The formula is simple: 100 × (Real GDP − Potential GDP) / Potential GDP. Real GDP (GDPC1) is the Bureau of Economic Analysis’s inflation-adjusted measure of everything the U.S. economy produced. Potential GDP (GDPPOT) is the Congressional Budget Office’s estimate of what the economy could produce if it were running at a sustainable full-employment level — no overheating, no excessive slack. Both series are freely available on the Federal Reserve’s FRED database.

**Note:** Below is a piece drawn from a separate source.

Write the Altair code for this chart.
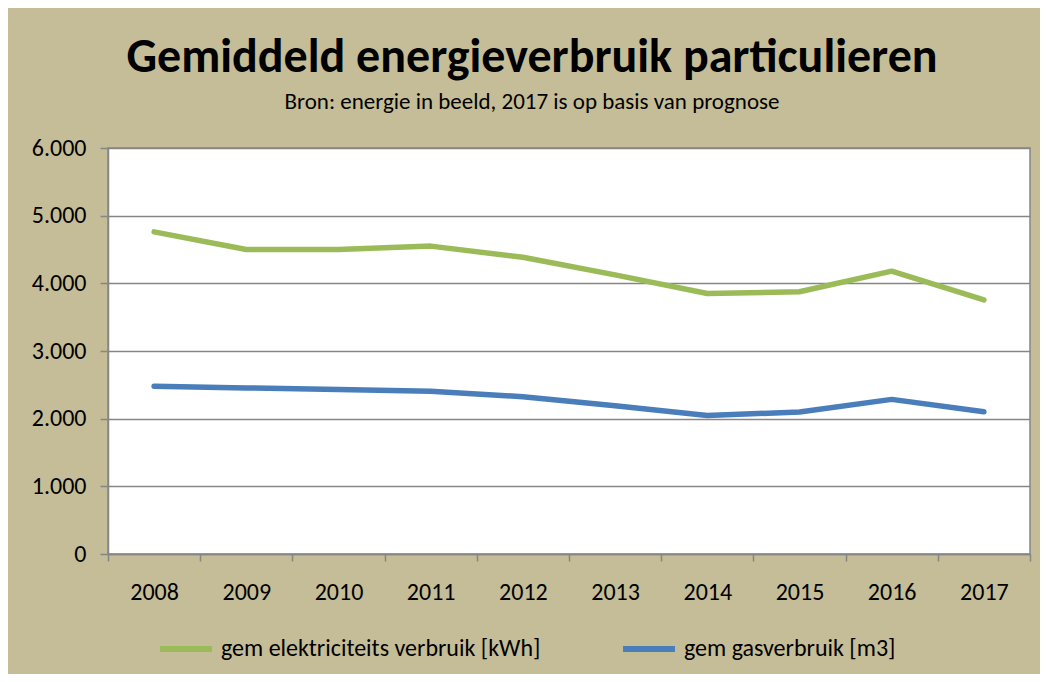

What the Output Gap Says About Inflation Pressure
Think of it like a car engine with a redline. You can push the RPMs above it for a while, but something eventually gives out. A positive output gap means the economy is running above its sustainable potential — factories are humming over capacity, labor markets are tighter than they should be, and businesses can charge more because demand is everywhere. That’s the overheating scenario. A negative output gap is the opposite: the engine is idling. There’s spare capacity, workers who can’t find jobs, and downward pressure on prices and wages.
Neither state is inherently catastrophic, but both have predictable downstream effects that matter for investors. When the gap is significantly positive, inflation risk rises, and the Federal Reserve tends to tighten monetary policy to cool things down. When it’s deeply negative, there’s room for stimulus — both fiscal and monetary — without immediately triggering price pressures.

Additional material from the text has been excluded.